» **Requirement**: Wherever the string "this" appears, copy the whole line.

» **Data**:
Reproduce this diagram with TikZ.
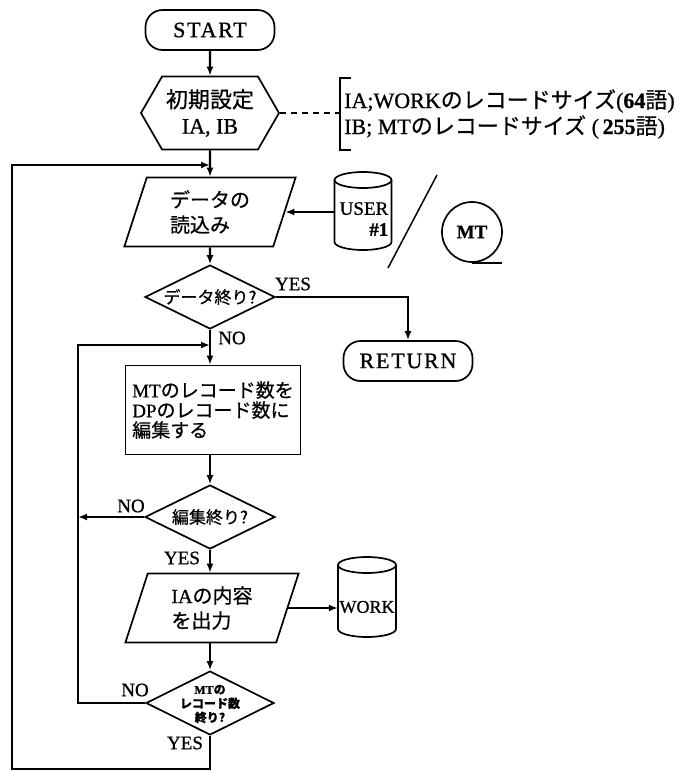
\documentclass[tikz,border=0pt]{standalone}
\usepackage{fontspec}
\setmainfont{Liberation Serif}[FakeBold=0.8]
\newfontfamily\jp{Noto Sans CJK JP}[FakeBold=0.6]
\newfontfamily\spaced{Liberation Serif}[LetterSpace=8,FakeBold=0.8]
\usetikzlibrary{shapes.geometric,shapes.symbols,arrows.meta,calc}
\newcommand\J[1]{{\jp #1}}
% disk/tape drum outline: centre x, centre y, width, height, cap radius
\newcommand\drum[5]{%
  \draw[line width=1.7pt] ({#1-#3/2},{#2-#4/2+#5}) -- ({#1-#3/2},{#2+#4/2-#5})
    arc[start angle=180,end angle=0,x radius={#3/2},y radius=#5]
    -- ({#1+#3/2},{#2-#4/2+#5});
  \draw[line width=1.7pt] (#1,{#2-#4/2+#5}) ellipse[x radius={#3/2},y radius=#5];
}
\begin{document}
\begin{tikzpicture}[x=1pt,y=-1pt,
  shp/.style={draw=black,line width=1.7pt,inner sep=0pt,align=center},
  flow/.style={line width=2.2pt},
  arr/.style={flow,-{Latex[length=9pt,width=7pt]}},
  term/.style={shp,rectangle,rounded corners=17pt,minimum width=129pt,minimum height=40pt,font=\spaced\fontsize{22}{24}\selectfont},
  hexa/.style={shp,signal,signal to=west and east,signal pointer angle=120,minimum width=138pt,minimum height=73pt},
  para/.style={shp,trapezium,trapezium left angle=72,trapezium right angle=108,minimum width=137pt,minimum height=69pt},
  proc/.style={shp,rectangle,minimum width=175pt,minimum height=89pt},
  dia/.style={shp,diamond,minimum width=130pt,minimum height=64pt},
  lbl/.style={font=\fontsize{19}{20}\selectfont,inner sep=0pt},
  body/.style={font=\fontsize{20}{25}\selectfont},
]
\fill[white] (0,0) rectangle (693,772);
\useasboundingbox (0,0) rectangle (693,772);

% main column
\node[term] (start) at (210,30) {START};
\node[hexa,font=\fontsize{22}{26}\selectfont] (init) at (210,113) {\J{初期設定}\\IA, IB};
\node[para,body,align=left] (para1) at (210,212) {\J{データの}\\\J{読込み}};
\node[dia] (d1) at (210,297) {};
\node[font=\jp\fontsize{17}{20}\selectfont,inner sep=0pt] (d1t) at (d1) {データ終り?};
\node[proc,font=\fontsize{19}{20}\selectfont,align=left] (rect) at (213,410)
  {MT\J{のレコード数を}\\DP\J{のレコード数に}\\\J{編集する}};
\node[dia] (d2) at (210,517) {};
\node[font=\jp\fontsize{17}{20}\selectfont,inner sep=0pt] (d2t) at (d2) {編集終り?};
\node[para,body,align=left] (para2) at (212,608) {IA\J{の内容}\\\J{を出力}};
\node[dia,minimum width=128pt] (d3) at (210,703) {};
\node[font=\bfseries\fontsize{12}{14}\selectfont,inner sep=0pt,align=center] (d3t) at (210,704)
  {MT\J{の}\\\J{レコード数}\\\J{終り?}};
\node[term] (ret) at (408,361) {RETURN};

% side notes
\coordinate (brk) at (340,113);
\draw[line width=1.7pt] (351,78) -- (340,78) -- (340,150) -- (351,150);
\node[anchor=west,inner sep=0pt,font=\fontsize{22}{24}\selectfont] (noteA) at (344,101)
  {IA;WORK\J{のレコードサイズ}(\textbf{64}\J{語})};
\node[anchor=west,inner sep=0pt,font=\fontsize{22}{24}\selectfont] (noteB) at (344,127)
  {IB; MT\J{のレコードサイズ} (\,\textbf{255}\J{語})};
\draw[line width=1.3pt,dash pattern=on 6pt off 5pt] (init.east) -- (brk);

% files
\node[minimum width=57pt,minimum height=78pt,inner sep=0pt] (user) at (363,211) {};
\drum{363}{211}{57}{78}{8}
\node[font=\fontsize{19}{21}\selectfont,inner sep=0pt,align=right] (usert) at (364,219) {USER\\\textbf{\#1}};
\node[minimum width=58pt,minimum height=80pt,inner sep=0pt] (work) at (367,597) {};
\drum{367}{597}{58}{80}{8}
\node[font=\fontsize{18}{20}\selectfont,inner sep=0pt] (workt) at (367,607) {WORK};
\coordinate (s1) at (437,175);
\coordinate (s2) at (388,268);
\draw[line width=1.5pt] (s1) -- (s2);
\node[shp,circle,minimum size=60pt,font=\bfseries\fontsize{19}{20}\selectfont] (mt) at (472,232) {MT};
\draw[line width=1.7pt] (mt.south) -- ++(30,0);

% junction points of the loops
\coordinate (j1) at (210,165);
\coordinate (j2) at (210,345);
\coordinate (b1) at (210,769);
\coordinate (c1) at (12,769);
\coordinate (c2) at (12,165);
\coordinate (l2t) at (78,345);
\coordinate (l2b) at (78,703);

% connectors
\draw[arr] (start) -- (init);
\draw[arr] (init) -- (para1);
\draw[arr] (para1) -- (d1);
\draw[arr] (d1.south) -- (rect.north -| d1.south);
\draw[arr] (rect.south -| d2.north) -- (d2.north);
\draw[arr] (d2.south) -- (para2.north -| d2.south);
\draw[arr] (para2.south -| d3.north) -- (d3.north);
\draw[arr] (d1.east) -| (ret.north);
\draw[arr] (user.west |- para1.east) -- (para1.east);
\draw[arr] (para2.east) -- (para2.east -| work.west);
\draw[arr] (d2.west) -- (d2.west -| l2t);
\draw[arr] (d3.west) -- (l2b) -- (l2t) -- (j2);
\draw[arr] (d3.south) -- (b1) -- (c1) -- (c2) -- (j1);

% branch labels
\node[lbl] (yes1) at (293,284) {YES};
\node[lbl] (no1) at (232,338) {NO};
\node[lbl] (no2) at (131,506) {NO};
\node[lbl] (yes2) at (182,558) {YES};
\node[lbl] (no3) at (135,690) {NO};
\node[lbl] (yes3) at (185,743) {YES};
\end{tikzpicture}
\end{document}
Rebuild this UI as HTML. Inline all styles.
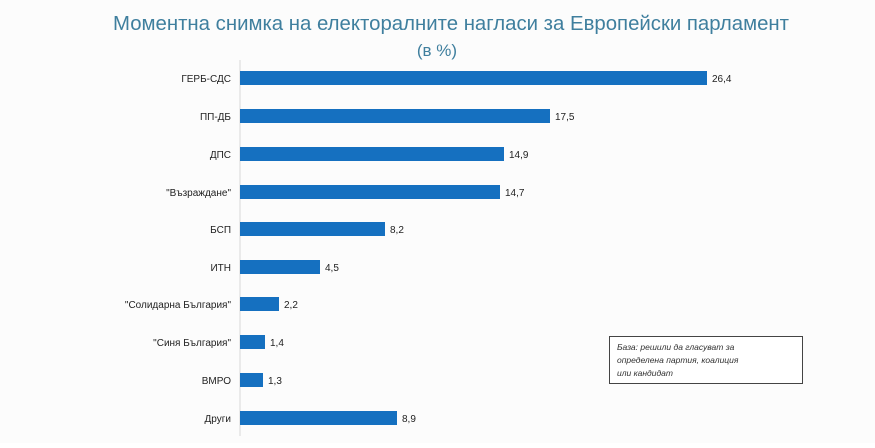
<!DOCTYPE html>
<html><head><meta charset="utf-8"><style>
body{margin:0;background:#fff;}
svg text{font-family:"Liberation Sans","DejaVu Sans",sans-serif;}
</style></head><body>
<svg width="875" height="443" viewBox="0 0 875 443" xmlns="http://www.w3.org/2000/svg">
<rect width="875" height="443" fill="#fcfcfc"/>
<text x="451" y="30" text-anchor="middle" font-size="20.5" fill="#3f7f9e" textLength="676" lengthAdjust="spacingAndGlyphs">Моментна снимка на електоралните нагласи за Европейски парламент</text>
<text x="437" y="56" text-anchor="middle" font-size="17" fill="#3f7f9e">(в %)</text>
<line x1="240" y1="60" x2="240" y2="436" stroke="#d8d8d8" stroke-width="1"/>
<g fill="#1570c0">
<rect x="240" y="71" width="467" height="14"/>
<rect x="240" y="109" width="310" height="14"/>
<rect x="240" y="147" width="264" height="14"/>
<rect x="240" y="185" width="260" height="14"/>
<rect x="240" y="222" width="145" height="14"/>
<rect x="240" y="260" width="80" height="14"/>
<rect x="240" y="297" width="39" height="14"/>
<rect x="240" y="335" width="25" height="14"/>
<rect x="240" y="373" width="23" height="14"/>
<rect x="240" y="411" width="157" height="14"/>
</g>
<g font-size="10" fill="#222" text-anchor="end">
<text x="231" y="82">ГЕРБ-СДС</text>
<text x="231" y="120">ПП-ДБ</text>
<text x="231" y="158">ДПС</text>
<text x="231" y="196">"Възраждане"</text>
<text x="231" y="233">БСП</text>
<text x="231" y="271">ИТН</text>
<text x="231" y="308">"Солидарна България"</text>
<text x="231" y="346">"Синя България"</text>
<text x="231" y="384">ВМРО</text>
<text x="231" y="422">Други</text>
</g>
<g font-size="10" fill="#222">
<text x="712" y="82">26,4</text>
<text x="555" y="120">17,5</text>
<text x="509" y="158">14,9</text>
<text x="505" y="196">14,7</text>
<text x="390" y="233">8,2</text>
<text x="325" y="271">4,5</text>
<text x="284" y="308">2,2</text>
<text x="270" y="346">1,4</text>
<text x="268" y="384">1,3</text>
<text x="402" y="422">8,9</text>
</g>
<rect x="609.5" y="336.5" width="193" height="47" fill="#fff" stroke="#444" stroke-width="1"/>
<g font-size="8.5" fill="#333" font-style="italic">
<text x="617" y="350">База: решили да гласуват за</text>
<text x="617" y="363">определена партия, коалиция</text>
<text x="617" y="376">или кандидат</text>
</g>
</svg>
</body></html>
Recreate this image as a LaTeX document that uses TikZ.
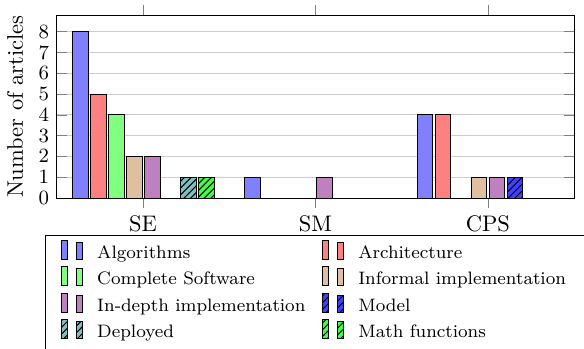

» **Full response**:
Reproduce this diagram with TikZ.
Rebuild this UI as HTML. Inline all styles.
Recreate this image as a LaTeX document that uses TikZ.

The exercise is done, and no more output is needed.